Sunday, September 23, 2007

List Inflation

You’ve heard of grade inflation. Well, now we have list inflation.

As of this week, the New York Times will split its paperback bestseller list into Mass Market Paperbacks and Trade Paperbacks. Their reasoning is that splitting the list will enable them to focus more attention on literary novels that are typically printed in trade paperback and that don’t usually have the velocity of sales necessary to put them on the standard bestseller list.

Yet there’s a boon here for genre paperback writers, too, since removing those rare but powerful literary novels that stay on the list for years, such as THE KITE RUNNER, will open up more slots for genre writers. Of course, many non-literary novels are also printed in trade paperback. Nicholas Sparks, for instance. Trade paperbacks have also become the form of choice for houses chasing the success of Philippa Gregory’s THE OTHER BOLEYN GIRL. So I suspect we’ll be seeing a lot of books with period paintings of headless women in fancy dress on their covers making the new trade paperback list, despite their actual mediocre sales.

The New York Times did this once before.

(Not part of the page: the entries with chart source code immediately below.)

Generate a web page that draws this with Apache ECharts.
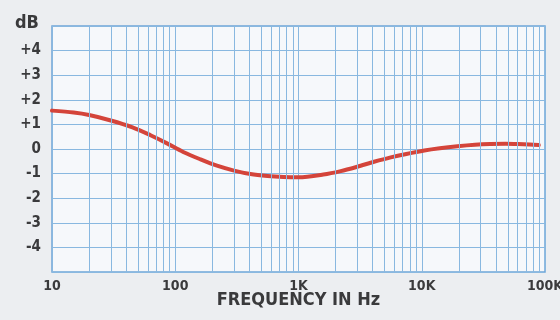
<!DOCTYPE html>
<html><head><meta charset="utf-8">
<script src="https://cdn.jsdelivr.net/npm/echarts@6/dist/echarts.min.js"></script>
<style>html,body{margin:0;padding:0;background:#eceef1;}#c{width:560px;height:320px;}</style>
</head><body><div id="c"></div>
<script>
const freqs = [10, 15, 20, 30, 45, 63, 85, 116, 160, 218, 300, 407, 560, 755, 1000, 1590, 2200, 3000, 4100, 5600, 7500, 10500, 14000, 19500, 27000, 36000, 48000, 60000, 75000, 89000];
const dbValues = [1.56, 1.48, 1.38, 1.16, 0.88, 0.56, 0.24, -0.12, -0.42, -0.68, -0.88, -1.02, -1.1, -1.14, -1.15, -1.04, -0.9, -0.72, -0.52, -0.34, -0.2, -0.06, 0.03, 0.11, 0.17, 0.2, 0.21, 0.2, 0.18, 0.16];
const xTickLabels = {10: '10', 100: '100', 1000: '1K', 10000: '10K', 100000: '100K'};
const yTickLabels = {4: '+4', 3: '+3', 2: '+2', 1: '+1', 0: '0', '-1': '-1', '-2': '-2', '-3': '-3', '-4': '-4'};
const minorFreqs = [];
[10, 100, 1000, 10000].forEach(d => { for (let k = 2; k <= 9; k++) minorFreqs.push(d * k); });

const font = '"DejaVu Sans Condensed", "Liberation Sans Narrow", sans-serif';
const gridColor = '#89b8e0';
const textColor = '#3a3a3c';
const chart = echarts.init(document.getElementById('c'));
chart.setOption({
  backgroundColor: '#eceef1',
  animation: false,
  title: { text: 'dB', left: 10, top: 9, textStyle: { fontFamily: font, fontWeight: 'bold', fontSize: 18, color: textColor } },
  grid: { left: 52, right: 15, top: 26, bottom: 48, outerBoundsMode: 'none', containLabel: false, show: true, backgroundColor: '#f6f8fb', borderColor: '#6fa5d8', borderWidth: 1.5 },
  xAxis: {
    type: 'log', logBase: 10, min: 10, max: 100000,
    axisLine: { show: false }, axisTick: { show: false },
    splitLine: { show: true, lineStyle: { color: gridColor, width: 1 } },
    axisLabel: { formatter: v => xTickLabels[Math.round(v)] || '', fontFamily: font, fontWeight: 'bold', fontSize: 14, color: textColor, margin: 7 },
    name: 'FREQUENCY IN Hz', nameLocation: 'middle', nameGap: 19, nameMoveOverlap: false,
    nameTextStyle: { fontFamily: font, fontWeight: 'bold', fontSize: 18, color: textColor }
  },
  yAxis: {
    type: 'value', min: -5, max: 5, interval: 1,
    axisLine: { show: false }, axisTick: { show: false },
    splitLine: { show: true, lineStyle: { color: gridColor, width: 1 } },
    axisLabel: { formatter: v => yTickLabels[String(v)] || '', fontFamily: font, fontWeight: 'bold', fontSize: 15, color: textColor, margin: 11 }
  },
  series: [
    {
      type: 'line', data: [], silent: true,
      markLine: { silent: true, symbol: 'none', label: { show: false },
        lineStyle: { color: gridColor, width: 1, type: 'solid' },
        data: minorFreqs.map(f => ({ xAxis: f })) }
    },
    {
      type: 'line', smooth: 0.3, showSymbol: false,
      data: freqs.map((f, i) => [f, dbValues[i]]),
      lineStyle: { color: '#d4443a', width: 4, cap: 'round' }
    }
  ]
});
</script></body></html>
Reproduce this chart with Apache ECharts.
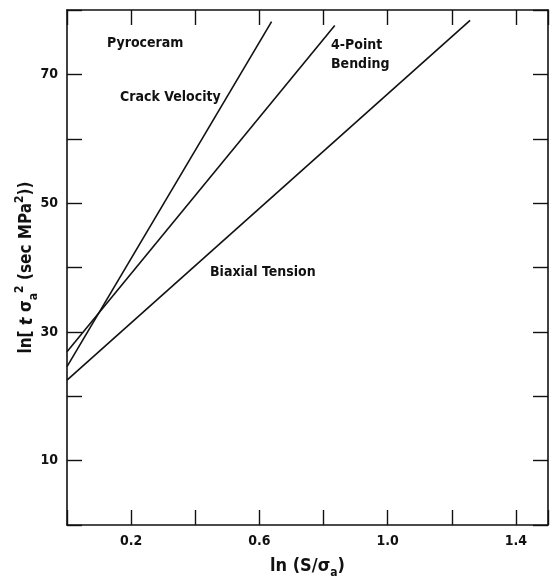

When publishers complained that HARRY POTTER was gobbling up almost half the spots on the list, the Times created a separate list for “children’s books.”

Does all this really matter? Well, yes. Recent studies have shown that while the sales of established writers such as John Grisham are unaffected by their appearance on the list, “hitting the Times” gives a huge push to new, lesser-known writers. Michael Korda actually wrote an entire book on “Making the List” (although I think he used the PW list, since it's been around longer). So making the Times is a Big Deal. Many writers even have clauses in their contracts that call for them to receive a bonus of from $2-20,000 for every week they’re on the NYT.

There are lots of other lists, of course. There’s the PW list, the USA Today list, the Ingrams list, the Amazon.com list, etc. There are even lists for regions or individual cities. This is why you’ll sometimes see a writer referred to simply as “bestselling” without the NYT added. I, for instance, can rightfully call myself a “bestselling” author because my romances regularly used to hit the Ingrams (distributers) list, even though I’ve never been near the NYT list. But despite all the grumbling that the methodology used by the Times is flawed and that the USA Today list is really more accurate, no other list has close to the clout of the Times.

The official List used to be the first fifteen slots. Recently, the Times has also been releasing what they call the extended list, which is slots 16-30. Just making the extended list is a big deal, although not as big a deal as making THE List. Traditionally, a writer needed to hit the real List to be dubbed a “New York Times Bestselling Author.” But lately some publishers have been cheating and bestowing that coveted title on writers who “only” hit the extended list (leading to predictable snide whispers).

For reasons I’m not real clear on (but which probably have much to do with sales and marketing), the Times has now decided to expand THE List from fifteen to twenty. Which means that every week, if you add all the lists together, an extra thirty-five authors will now be able to officially style themselves as a “New York Times Bestselling Author.”

Of course, my opinion of bestselling fiction has never recovered from an extensive study of the List I made several years ago. To the general public, “New York Times Bestselling Author” means “good author.” Once, that may have been (mostly) true. Today, however, it generally (but not always) means “commercial, selling-out-to-the-lowest-common-denominator author.” And no, this isn’t sour grapes. I recently saw a list NYT authors from a date in the 1950’s (Hemingway, Lawrence, Pasternak) compared to a list from the Nineties (Patterson, Cromwell, Steele). Things had definitely changed, even before the Times started proliferating and expanding their lists. As for now?

Am I the only person who thinks that what is inflated is diminished?